Spin-Induced Non-Markovian Time-Crystal-Like Dynamics and Fractal Scaling in the Bateman Dual Oscillator

TL;DR

This paper demonstrates that a closed quantum system can exhibit persistent, non-Markovian, time-crystal-like dynamics and fractal scaling due to spin-induced effects in a Bateman dual oscillator framework, without external driving.

Contribution

It introduces a novel mechanism for emergent time-crystal-like behavior in a closed quantum system through non-Markovian dynamics and fractal scaling, bypassing traditional no-go theorems.

Findings

Persistent oscillations without external driving

Emergence of fractal scaling and self-similar trajectories

Connection between dissipative dynamics and temporal ordering

Abstract

Can a closed quantum system generate persistent time-crystal-like dynamics without external driving?

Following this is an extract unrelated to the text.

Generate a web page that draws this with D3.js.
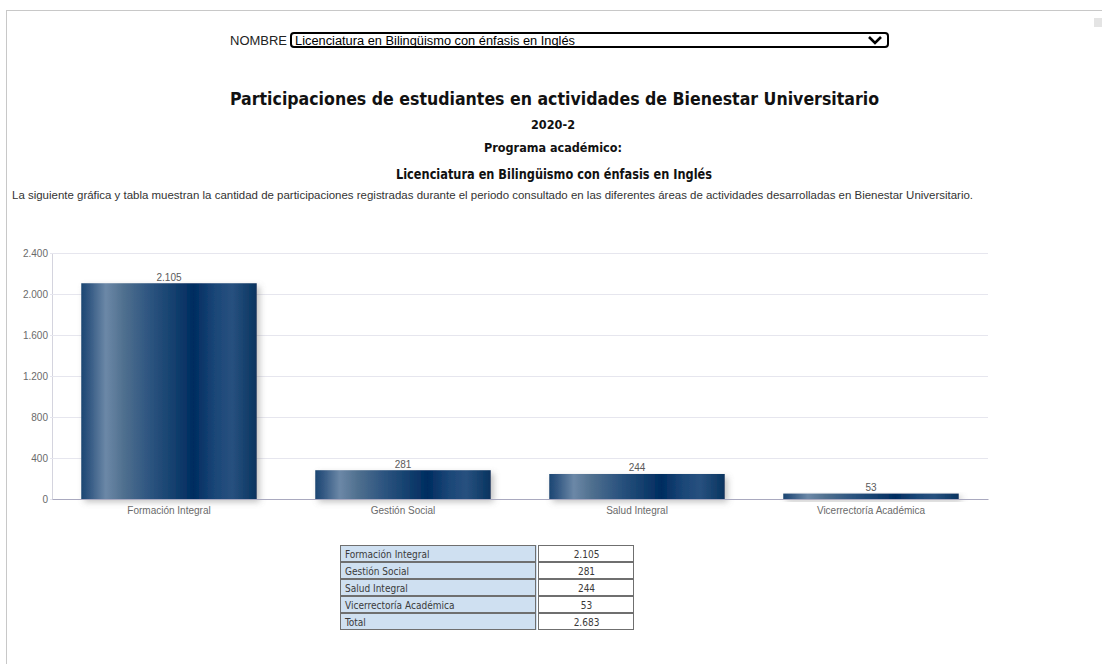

Within the Bateman dual oscillator framework, we show that the answer is affirmative. We consider a nonrelativistic (2+1)-dimensional system in which spin-induced spatial deformation generates an effective Bateman oscillator structure. After quantization, the system is governed by a time-independent Hermitian Hamiltonian describing coherent coupling between damped and amplified oscillator sectors while preserving the total energy of the global doubled system. Tracing over the amplified sector, we derive an effective non-Markovian reduced dynamics for the observable subsystem. The resulting memory effects sustain persistent oscillations of subsystem observables and generate emergent time-crystal-like temporal ordering without external periodic driving or equilibrium spontaneous symmetry breaking. Since the oscillatory behavior originates from nonequilibrium reduced subsystem dynamics rather than equilibrium expectation values of the full Hamiltonian, the mechanism lies outside the assumptions of conventional no-go theorems for equilibrium time crystals. The same dynamics further exhibits logarithmic-spiral trajectories and self-similar fractal scaling, revealing a direct connection between coherent dissipative dynamics, non-Markovian memory effects, and emergent temporal ordering in a globally unitary quantum system. In this specific sense, "watching the growth" of these self-similar structures corresponds to observing the gradual formation of time-crystal-like ordering.